High value datasets – what can the EU learn from India?

The state-of-play in the EU

In the European Union, the concept of “high value datasets” has been introduced by way of the Open Data Directive.

Recital 66 of the Open Data Directive states that certain open government datasets are associated with “important socio-economic benefits”.

The definition of “high-value datasets in Article 2(10) further elaborates by stating that these datasets are “associated with important benefits for society, the environment and the economy, in particular because of their suitability for the creation of value-added services, applications and new, high-quality and decent jobs, and of the number of potential beneficiaries of the value-added services and applications based on those datasets.”

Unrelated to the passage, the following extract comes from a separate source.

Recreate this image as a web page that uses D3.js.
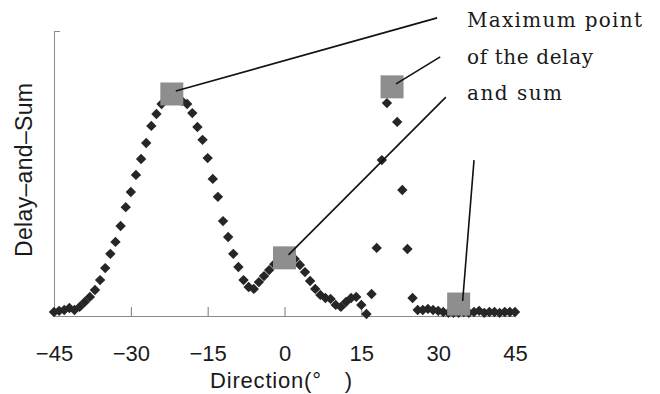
<!DOCTYPE html>
<html lang="en">
<head>
    <meta charset="UTF-8">
    <title>Delay-and-Sum vs Direction</title>
    <script src="https://d3js.org/d3.v7.min.js"></script>
    <style>
        body { margin: 0; background: #fff; }
        svg { display: block; }
        .tick text { font-family: "Liberation Sans", Arial, sans-serif; font-size: 22px; fill: #1a1a1a; }
    </style>
</head>
<body>
    <div id="chart"></div>
    <script>
        // scanned values, 1 degree steps from -45 to 45 (arbitrary units, 0-100)
        const directions = d3.range(-45, 46);
        const delaySum = [
            1.4, 1.8, 2.1, 2.8, 2.1, 3.2, 4.9, 6.7, 9.1, 12.6,      // -45 .. -36
            16.8, 21.8, 26.0, 31.6, 38.2, 43.5, 49.5, 55.1, 60.7, 66.7, // -35 .. -26
            70.9, 74.4, 76.5, 77.9, 76.8, 75.4, 74.4, 71.2, 66.3, 61.8, // -25 .. -16
            55.4, 48.1, 41.8, 33.3, 27.7, 21.8, 17.2, 12.6, 10.2, 9.5,  // -15 .. -6
            11.9, 14.0, 16.1, 18.2, 19.6, 20.4, 20.4, 20.0, 17.9, 15.4, // -5 .. 4
            12.3, 9.5, 7.4, 6.3, 6.0, 3.9, 3.2, 4.9, 6.3, 6.7,          // 5 .. 14
            3.9, 0.7, 7.7, 23.9, 54.7, 74.7, 80.4, 68.1, 44.2, 23.5,    // 15 .. 24
            6.3, 2.1, 2.1, 2.5, 2.1, 1.8, 1.4, 1.1, 1.1, 1.1,           // 25 .. 34
            1.4, 1.1, 1.4, 1.8, 1.1, 1.4, 1.4, 1.1, 1.4, 1.4, 1.4       // 35 .. 45
        ];

        // marked "maximum points" [direction, value]
        const maxDirections = [-22, 0, 21, 34];
        const maxValues = [77.9, 20.4, 80.4, 4.2];

        // where each callout line ends, in data units (same order as the markers)
        const calloutEndDir = [29.8, 31.5, 30.4, 37.0];
        const calloutEndVal = [104.6, 76.8, 90.9, 54.7];

        const xTicks = [-45, -30, -15, 0, 15, 30, 45];
        const noteLines = ["Maximum point", "of the delay", "and sum"];
        const noteWidths = [175, 126, 95];

        const width = 660, height = 394;

        const svg = d3.select("#chart").append("svg")
            .attr("width", width)
            .attr("height", height);

        const x = d3.scaleLinear().domain([-45, 45]).range([54, 515]);
        const y = d3.scaleLinear().domain([0, 100]).range([316, 31]);

        // axes
        const xAxis = svg.append("g")
            .attr("transform", "translate(0,316)")
            .call(d3.axisBottom(x)
                .tickValues(xTicks)
                .tickSizeInner(-9)
                .tickSizeOuter(0)
                .tickPadding(29)
                .tickFormat(d => d < 0 ? "\u2212" + Math.abs(d) : d));
        xAxis.select(".domain").attr("stroke", "#8a8a8a");
        xAxis.selectAll(".tick line")
            .attr("stroke", "#777")
            .filter(d => Math.abs(d) === 45).remove();

        const yAxis = svg.append("g")
            .attr("transform", "translate(54,0)")
            .call(d3.axisLeft(y).tickValues([100]).tickSizeInner(-6).tickSizeOuter(0).tickFormat(""));
        yAxis.select(".domain").attr("stroke", "#8a8a8a");
        yAxis.selectAll(".tick line").attr("stroke", "#8a8a8a");

        // data points as diamonds
        const diamond = d3.symbol(d3.symbolSquare, 54);
        svg.append("g")
            .selectAll("path")
            .data(directions.map((d, i) => [d, delaySum[i]]))
            .join("path")
            .attr("d", diamond)
            .attr("fill", "#262626")
            .attr("transform", d => `translate(${x(d[0])},${y(d[1])}) rotate(45)`);

        // maximum point markers
        const maxPts = maxDirections.map((d, i) => [d, maxValues[i]]);
        svg.append("g")
            .selectAll("path")
            .data(maxPts)
            .join("path")
            .attr("d", d3.symbol(d3.symbolSquare, 529))
            .attr("fill", "#8e8e8e")
            .attr("transform", d => `translate(${x(d[0])},${y(d[1])})`);

        // callout lines
        svg.append("g")
            .selectAll("line")
            .data(maxPts)
            .join("line")
            .attr("x1", d => x(d[0]) + 4)
            .attr("y1", d => y(d[1]) - 3)
            .attr("x2", (d, i) => x(calloutEndDir[i]))
            .attr("y2", (d, i) => y(calloutEndVal[i]))
            .attr("stroke", "#111")
            .attr("stroke-width", 1.6);

        // note text
        svg.append("g")
            .selectAll("text")
            .data(noteLines)
            .join("text")
            .attr("x", 467)
            .attr("y", (d, i) => 27 + i * 36.5)
            .attr("textLength", (d, i) => noteWidths[i])
            .attr("lengthAdjust", "spacing")
            .style("font-family", "'DejaVu Serif', 'Liberation Serif', serif")
            .style("font-size", "20px")
            .attr("fill", "#1a1a1a")
            .text(d => d);

        // axis titles
        svg.append("text")
            .attr("x", 210)
            .attr("y", 388)
            .attr("textLength", 142)
            .attr("lengthAdjust", "spacing")
            .style("font-family", "'Liberation Sans', Arial, sans-serif")
            .style("font-size", "22px")
            .attr("fill", "#1a1a1a")
            .text("Direction(\u00b0\u3000)");

        svg.append("text")
            .attr("transform", "translate(32,170) rotate(-90)")
            .attr("text-anchor", "middle")
            .attr("textLength", 174)
            .attr("lengthAdjust", "spacing")
            .style("font-family", "'Liberation Sans', Arial, sans-serif")
            .style("font-size", "23px")
            .attr("fill", "#1a1a1a")
            .text("Delay\u2013and\u2013Sum");
    </script>
</body>
</html>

Based on these attributes, the Open Data Directive requires public bodies to make these datasets available for re-use free of charge (in most cases), available as bulk downloads and accessible through APIs, and machine-readable.

In December 2022, the European Commission passed a regulation specifying different types of high-value datasets from 6 sectors – geospatial, earth observation and environment, meteorological, statistics, companies and company ownership, mobility.

Tim Davies has written about this “strong economic frame” adopted in the definition of high-value datasets. He writes that the benefits of open data cannot always be quantified by adding up the revenue of firms who use open data. Instead, value is realized in other ways too. For instance, he identifies a couple of other ways in which value is realized from open data – fostering risk reduction, increasing internal efficiency and innovation, enabling exercise of rights, realizing value through network effects, redistributing surplus value. As a result, he notes that we need new calculative logics to capture these types of value realisations.

The view from India

In India, the equivalent of the Open Data Directive is an executive policy known as the National Data Sharing and Accessibility Policy, 2012. This policy does not mention high-value datasets.

However, the vocabulary of high-value datasets became introduced into Indian law and policymaking since 2020. For instance, a parliamentary expert committee was set up in 2019 to recommend regulatory frameworks for non-government data. This committee released a report in December, 2020, which introduced the term high-value datasets. BUT, the committee defines high-value datasets as datasets that are “beneficial to the community at large and shared as a public good.” The report provides some illustrations, which ofcourse includes datasets that have the potential to create more jobs or enable more innovations. But the report also identifies datasets that are relevant for citizen engagement, poverty alleviation, financial inclusion, skill development and divert and inclusion as high-value datasets. A later report released by NASSCOM – the National Association of Software and Service Companies in India – echoes a similar broad understanding of high-value datasets.

This illustrates a more balanced approach to high-value datasets in India – one that combines the economic value of open datasets with their social value.

Screenshot of India’s data portal showing high-value datasets as of September 11, 2024, 12:09 PM

At present, India’s open data portal hosts more than 15000 high-value datasets. Datasets relating to tuberculosis treatment outcomes, expenditure and progress of road construction projects in rural areas, public spending on welfare schemes, and tax revenue of the federal government – to name a few. This illustrates a different more socially-conscious approach to implementing high-value datasets. And in doing so, it offers a knowledge transfer opportunity for EU policymakers.